If you’re looking for a book that will describe, in flowery detail, what various areas which books of the past have been set in are like, then this is likely a very good book for you. If you’re looking, instead, for a book that will guide you through the masterfully captured worlds of novels by authors from Victor Hugo to Emily Brontë, the sort of book that will allow readers to immerse themselves within the world of the books they know and love as they visit the very settings where the events of the novel took place, this isn’t that sort of book. I think I had a lot of expectations for Literary Places by Sarah Baxter and a bunch of them just never really appeared within her book. While it is well researched and definitely a pleasant read, it doesn’t leave me feeling as though I could imagine myself in those places nor would it help me navigate them as though I were walking the same streets that the characters walked through their stories.

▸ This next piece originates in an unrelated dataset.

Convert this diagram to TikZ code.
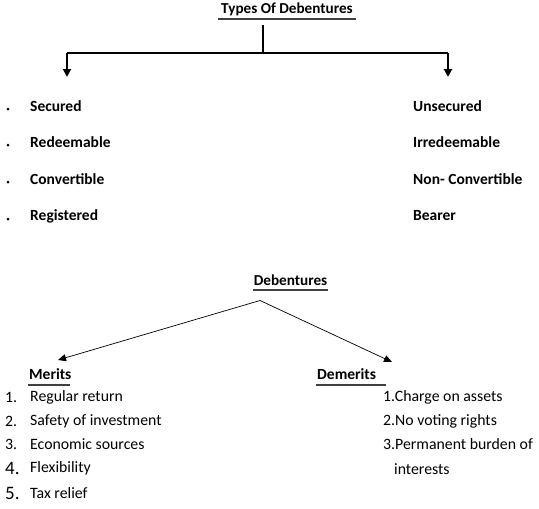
\documentclass[tikz,border=0pt]{standalone}
\usepackage{fontspec}
\setmainfont{Carlito}
\usetikzlibrary{arrows.meta}
\begin{document}
\begin{tikzpicture}[x=1pt,y=-1pt,
  title/.style={font=\bfseries\fontsize{15.2}{17}\selectfont, inner sep=0pt},
  itembold/.style={font=\bfseries\fontsize{15.5}{17}\selectfont, anchor=west, inner sep=0pt},
  itemreg/.style={font=\fontsize{15.8}{17}\selectfont, anchor=west, inner sep=0pt},
  bulletdot/.style={circle, fill=black, inner sep=0pt, minimum size=3pt},
  ul/.style={line width=1.6pt, draw=black!75},
  thick2/.style={line width=1.8pt},
  arr/.style={line width=0.7pt, -{Triangle[length=8pt,width=7pt]}},
  arrtop/.style={line width=1.8pt, -{Triangle[length=8pt,width=8pt]}}]
\useasboundingbox (0,0) rectangle (539,509);
% top part
\node[title] (types) at (287,9) {Types Of Debentures};
\draw[ul] (218,19) -- (356,19);
\coordinate (vtop) at (263,25);
\coordinate (vbot) at (263,53);
\coordinate (hl) at (67,53);
\coordinate (hr) at (448,53);
\coordinate (tl) at (67,77);
\coordinate (tr) at (448,77);
\draw[thick2] (vtop) -- (vbot);
\draw[thick2] (hl) -- (hr);
\draw[arrtop] (hl) -- (tl);
\draw[arrtop] (hr) -- (tr);
% left list
\foreach \y/\t [count=\i] in {106/Secured,142/Redeemable,179/Convertible,216/Registered}{
  \node[bulletdot] (b\i) at (8,\y+3) {};
  \node[itembold] (l\i) at (30,\y) {\t};
}
% right list
\foreach \y/\t [count=\i] in {106/Unsecured,142/Irredeemable,179/Non- Convertible,216/Bearer}{
  \node[itembold] (r\i) at (413,\y) {\t};
}
% bottom part
\node[title] (deb) at (290.5,280) {Debentures};
\draw[ul] (253,290) -- (328,290);
\coordinate (apex) at (260,300.5);
\coordinate (mtip) at (58,360);
\coordinate (dtip) at (392,362);
\draw[arr] (apex) -- (mtip);
\draw[arr] (apex) -- (dtip);
\node[itembold] (merits) at (29,374) {Merits};
\draw[ul] (28,385) -- (70,385);
\node[itembold] (demerits) at (317,374) {Demerits};
\draw[ul] (316,385) -- (386,385);
% merits list
\node[itemreg] (m1n) at (5,397) {1.};
\node[itemreg] (m1) at (30,397) {Regular return};
\node[itemreg] (m2n) at (5,421) {2.};
\node[itemreg] (m2) at (30,421) {Safety of investment};
\node[itemreg] (m3n) at (5,444) {3.};
\node[itemreg] (m3) at (30,444) {Economic sources};
\node[itemreg, font=\fontsize{19}{21}\selectfont] (m4n) at (5,468) {4.};
\node[itemreg] (m4) at (30,468) {Flexibility};
\node[itemreg, font=\fontsize{19}{21}\selectfont] (m5n) at (5,493) {5.};
\node[itemreg] (m5) at (30,493) {Tax relief};
% demerits list
\node[itemreg] (d1) at (383,397) {1.Charge on assets};
\node[itemreg] (d2) at (383,421) {2.No voting rights};
\node[itemreg] (d3) at (383,444) {3.Permanent burden of};
\node[itemreg] (d4) at (394,469) {interests};
\end{tikzpicture}
\end{document}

Readers will find a lot of information about the various places mentioned throughout this book and you can definitely get a sense of what the areas are like, but Literary Places does not work as a travel guide to help you visit those places. I’m not sure if that was the author’s intention or if she just wanted to educate the public about these places, but I truly do believe I would have gotten a lot more out of it had the book been more about helping readers experience the locations of these novels. I’d like to be able to imagine myself there.
A worthwhile read that develops one’s understanding of various places throughout the world where many novels were set, I definitely appreciate having read the book, but I probably wouldn’t pick it up much again.
I was provided a free copy of this book via NetGalley in exchange for an honest review.